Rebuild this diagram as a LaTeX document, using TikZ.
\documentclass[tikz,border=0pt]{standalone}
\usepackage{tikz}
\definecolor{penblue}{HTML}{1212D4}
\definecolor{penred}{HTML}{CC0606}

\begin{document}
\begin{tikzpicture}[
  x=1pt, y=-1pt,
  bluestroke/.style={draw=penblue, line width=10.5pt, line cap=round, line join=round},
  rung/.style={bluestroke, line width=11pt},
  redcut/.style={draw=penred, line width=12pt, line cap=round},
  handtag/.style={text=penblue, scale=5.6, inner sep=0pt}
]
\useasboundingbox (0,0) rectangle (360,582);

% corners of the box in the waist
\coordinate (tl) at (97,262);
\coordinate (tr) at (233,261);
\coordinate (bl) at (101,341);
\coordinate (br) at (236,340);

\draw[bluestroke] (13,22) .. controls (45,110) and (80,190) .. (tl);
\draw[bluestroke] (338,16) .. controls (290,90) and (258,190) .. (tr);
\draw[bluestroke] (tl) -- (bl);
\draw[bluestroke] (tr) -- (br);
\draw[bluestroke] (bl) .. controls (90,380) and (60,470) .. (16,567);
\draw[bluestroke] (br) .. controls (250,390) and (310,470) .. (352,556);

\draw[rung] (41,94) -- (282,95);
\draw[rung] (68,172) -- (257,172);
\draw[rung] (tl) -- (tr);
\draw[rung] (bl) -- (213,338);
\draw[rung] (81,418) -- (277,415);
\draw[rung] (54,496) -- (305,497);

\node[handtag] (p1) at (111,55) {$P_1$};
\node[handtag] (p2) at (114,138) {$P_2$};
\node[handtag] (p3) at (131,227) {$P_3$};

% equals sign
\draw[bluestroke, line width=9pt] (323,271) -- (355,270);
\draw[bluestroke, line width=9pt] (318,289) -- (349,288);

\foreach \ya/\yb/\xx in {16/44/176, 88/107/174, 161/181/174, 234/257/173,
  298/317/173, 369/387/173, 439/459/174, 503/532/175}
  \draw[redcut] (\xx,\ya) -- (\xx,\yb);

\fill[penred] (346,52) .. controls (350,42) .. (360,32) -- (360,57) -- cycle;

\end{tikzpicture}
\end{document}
------------------------------------------------------------------------
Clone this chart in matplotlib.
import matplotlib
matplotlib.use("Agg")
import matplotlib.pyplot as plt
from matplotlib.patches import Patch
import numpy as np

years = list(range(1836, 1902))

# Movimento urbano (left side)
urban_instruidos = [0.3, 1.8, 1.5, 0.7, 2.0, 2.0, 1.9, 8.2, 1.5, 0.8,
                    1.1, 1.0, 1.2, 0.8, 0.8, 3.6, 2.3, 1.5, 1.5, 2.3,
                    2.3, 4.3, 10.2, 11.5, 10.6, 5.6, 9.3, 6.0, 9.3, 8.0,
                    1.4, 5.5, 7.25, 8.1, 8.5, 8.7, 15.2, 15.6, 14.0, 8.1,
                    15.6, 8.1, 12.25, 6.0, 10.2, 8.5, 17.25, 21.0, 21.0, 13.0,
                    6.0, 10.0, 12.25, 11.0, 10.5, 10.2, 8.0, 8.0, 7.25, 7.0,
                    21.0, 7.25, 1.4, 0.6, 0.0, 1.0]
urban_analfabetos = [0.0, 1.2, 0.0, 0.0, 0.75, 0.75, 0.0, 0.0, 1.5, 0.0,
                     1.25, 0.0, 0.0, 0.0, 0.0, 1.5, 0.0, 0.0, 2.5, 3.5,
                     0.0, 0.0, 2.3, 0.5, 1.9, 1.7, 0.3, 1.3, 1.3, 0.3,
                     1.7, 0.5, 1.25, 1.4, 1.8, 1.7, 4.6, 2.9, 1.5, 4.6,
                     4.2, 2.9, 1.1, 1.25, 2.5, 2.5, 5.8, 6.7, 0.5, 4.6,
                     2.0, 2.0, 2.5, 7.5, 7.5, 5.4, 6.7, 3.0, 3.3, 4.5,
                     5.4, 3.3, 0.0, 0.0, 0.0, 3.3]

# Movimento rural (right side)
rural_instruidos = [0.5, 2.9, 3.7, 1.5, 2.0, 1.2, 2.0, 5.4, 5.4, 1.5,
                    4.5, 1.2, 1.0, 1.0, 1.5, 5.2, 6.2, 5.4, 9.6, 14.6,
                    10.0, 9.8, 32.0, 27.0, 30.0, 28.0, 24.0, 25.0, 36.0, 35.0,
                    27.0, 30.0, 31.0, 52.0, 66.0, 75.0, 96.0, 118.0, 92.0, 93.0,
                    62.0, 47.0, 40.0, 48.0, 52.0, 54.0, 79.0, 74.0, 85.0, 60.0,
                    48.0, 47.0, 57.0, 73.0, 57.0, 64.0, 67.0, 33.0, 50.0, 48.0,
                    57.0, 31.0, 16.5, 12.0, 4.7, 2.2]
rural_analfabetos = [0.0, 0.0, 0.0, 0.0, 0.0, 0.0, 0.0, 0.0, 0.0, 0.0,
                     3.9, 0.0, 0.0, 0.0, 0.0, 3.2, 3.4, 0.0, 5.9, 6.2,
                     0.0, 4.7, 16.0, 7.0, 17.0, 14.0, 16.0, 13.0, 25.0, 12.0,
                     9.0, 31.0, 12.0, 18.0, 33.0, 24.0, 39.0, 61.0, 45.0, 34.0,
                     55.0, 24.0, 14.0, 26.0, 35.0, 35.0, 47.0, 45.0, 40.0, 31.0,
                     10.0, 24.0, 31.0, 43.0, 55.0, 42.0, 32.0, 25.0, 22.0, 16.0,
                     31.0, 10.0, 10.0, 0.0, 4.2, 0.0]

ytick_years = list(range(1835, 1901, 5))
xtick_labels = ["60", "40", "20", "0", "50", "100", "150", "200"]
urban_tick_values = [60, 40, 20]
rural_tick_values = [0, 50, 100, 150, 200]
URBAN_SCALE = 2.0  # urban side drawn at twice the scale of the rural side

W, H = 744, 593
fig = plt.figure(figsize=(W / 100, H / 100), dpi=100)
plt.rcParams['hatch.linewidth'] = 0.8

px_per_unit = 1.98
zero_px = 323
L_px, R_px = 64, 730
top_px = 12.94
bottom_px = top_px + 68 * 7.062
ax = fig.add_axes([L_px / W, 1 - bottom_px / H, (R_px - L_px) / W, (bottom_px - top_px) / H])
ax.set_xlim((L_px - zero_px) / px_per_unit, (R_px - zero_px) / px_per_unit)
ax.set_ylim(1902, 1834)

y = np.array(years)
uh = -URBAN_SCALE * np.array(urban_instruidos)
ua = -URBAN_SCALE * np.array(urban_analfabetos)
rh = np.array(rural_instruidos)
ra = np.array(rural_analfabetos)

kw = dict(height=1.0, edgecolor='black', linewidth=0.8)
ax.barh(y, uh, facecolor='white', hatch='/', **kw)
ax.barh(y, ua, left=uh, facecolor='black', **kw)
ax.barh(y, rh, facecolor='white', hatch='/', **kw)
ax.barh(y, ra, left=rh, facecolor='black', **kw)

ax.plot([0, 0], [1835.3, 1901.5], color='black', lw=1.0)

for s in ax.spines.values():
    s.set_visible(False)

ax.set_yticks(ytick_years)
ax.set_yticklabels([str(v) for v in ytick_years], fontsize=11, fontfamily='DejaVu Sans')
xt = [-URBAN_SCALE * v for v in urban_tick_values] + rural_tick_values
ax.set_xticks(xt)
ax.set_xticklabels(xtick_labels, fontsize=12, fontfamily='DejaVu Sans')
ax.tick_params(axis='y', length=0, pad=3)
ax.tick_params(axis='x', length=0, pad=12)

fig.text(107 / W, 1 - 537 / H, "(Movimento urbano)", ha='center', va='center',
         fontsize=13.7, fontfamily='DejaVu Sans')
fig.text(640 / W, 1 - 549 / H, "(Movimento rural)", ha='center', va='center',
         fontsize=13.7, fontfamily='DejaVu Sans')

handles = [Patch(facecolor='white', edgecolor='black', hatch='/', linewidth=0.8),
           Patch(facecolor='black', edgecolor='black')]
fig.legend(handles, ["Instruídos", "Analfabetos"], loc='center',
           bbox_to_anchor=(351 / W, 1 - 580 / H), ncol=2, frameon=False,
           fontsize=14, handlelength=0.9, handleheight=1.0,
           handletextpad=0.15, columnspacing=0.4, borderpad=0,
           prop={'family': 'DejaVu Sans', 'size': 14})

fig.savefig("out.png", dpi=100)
------------------------------------------------------------------------
> [Aim] Which lines above run from the one containing "Clone this chart in matplotlib." down to the one containing "years = list(range(1836, 1902))"? Repeat exactly those, both ends included, and nothing else.

> [Final result]
Clone this chart in matplotlib.
import matplotlib
matplotlib.use("Agg")
import matplotlib.pyplot as plt
from matplotlib.patches import Patch
import numpy as np

years = list(range(1836, 1902))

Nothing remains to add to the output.